The world-renowned Marxist theorist Joric is obsessed with both mathematics and social egalitarianism. Therefore, for any decimal representation of a positive integer $n$, he tries to partition its digits into two groups, such that the difference between the sums of the digits in each group be as small as possible. Joric calls this difference the defect of the number $n$. Determine the average value of the defect (over all positive integers), that is, if we denote by $\delta(n)$ the defect of $n$, compute \[\lim_{n \rightarrow \infty}\frac{\sum_{k = 1}^{n}\delta(k)}{n}.\] Iurie Boreico
Problem
Source: Romanian TST 5 2007, Problem 2
Tags: limit, probability, number theory proposed, number theory
07.06.2007 16:39
It is easy to observe that $\delta(n)$ is always less than $10$. If you partition the digits in two groups with difference of sums $\delta(n)$ and $\delta(n)\geq 10$ then move one of the digits from the group with bigger sum to the other group. Hence $\delta(n)$ is bounded by $10$. I claim that the average is $\frac{1}{2}$. It can be seen that this number is bigger than or equal to $\frac{1}{2}$, because if the sum of the digits of $n$ is odd then $\delta(n)\geq 1$, and the probability of having an odd digital sum is $\frac{1}{2}$. One can also see that the probability of a number to have at least $10$ digits of $1$, is $1$ (Really easy to show). Now the average of $\delta(n)$ over all numbers will be equal to the average over the special numbers I mentioned (The ones having at least ten digits of $1$) For each of these numbers like $n$, just remove the first ten digits of $1$ to obtain $m$. Then we know that $\delta(m)<10$. Now using the extra $1$ digits we have at hand we can distribute them among the two groups we have for $\delta(m)$ to decrease the difference between sums to either $0$ or $1$. If the sum of digits of $m$ is odd we can reduce $\delta(m)$ to $1$ and in the other case to $0$. One can again easily observe that the probability of $m$ having an odd digital sum is $\frac{1}{2}$. So for half of the numbers (with respect to probability) we have $\delta(n)=0$ and for another half (disjoint from the last half) we have $\delta(n)\leq 1$. So the average we are trying to find is less than or equal to $\frac{1}{2}$ and hence my claim is proved.
11.06.2015 19:22
I find $ \displaystyle\lim_{N \rightarrow \infty}\displaystyle\frac{\displaystyle\sum_{k = 1}^{10^N}\delta(k)}{10^N} $. Notice that $\forall k$, $\delta(k) \le 9$, since if it is more than $9$, and the digits of $k$ are partitioned into $X \cup Y$, then we can let $X' = X \setminus \{a\}, Y'=Y \setminus \{a\}$ for any $a \in X$, and the defect will be smaller.
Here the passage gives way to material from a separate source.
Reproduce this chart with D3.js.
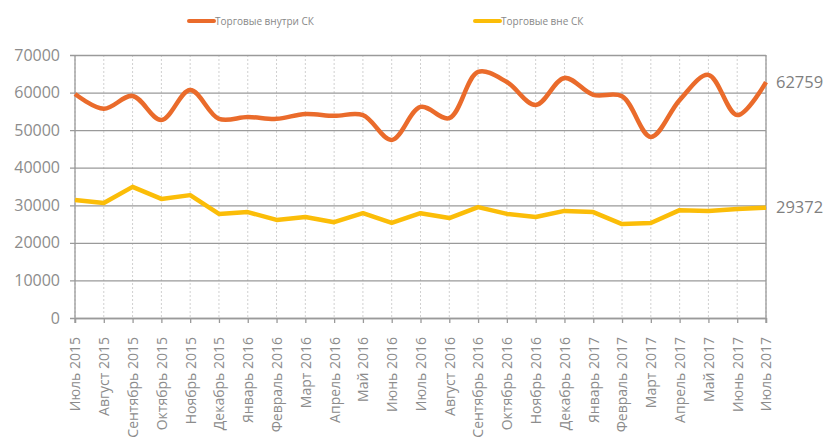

Notice that, out of the $10^N$ numbers from $1$ to $10^N$, at most $9\cdot 9^{N}$ of them don't have all the digits. For these numbers, I use the bound $\delta(k) \le 9$. For any number $k$ that does have all the digits, I prove $\delta(k) \le 1$, by contradiction, assuming $\delta(k) \ge 2$. Let $X \cup Y$ be an optimal partition, with $\sum X - \sum Y = \delta(k) \ge 2$. If $1 \in X$, then we can put 1 in $Y$ instead of $X$, thus decreasing the defect by $1$. Since the defect was at least 2, I have strictly decreased the defect, contradiction. But since $1$ appears in $k$, then $1 \in Y$. If $2 \in X$, I can interchange 1 and 2 in $X$ and $Y$, and the defect will decrease by 1, contradiction. But since $2$ appears in $k$, then $2 \in Y$. I can continue and I will get that $1,2,...,9$ don't appear in $X$ but they do appear in $Y$. From this, I get that $\sum X=0, \sum Y >0$, and thus $\delta(k) = \sum X - \sum Y $ is impossible! Thus I have proven $\delta(k) \le 1$. Also, if the sum of digits of $k$ is odd, then clearly $\delta(k)=1$ and if it is even, then $\delta(k)=0$, by parity. Notice that half of the numbers satisfy the first condition and half satisfy the second condition. Therefore, $\displaystyle\frac{\displaystyle\sum_{k = 1}^{10^N}\delta(k)}{10^N} \le \left( \displaystyle\frac{1}{10^N} \right) \cdot \left( 9*(9^{N}) + 0*\frac{10^N-9^N}{2}+1*\frac{10^N-9^N}{2} \right) $, and, since $\delta(k) \ge 1$ if the sum of digits of $k$ is odd, which occurs for half of the numbers, $\displaystyle\frac{\displaystyle\sum_{k = 1}^{10^N}\delta(k)}{10^N} \ge \left( \displaystyle\frac{1}{10^N} \right) \cdot \left(1*\frac{10^N}{2} \right) $, both of which tend to $1/2$, so we're done.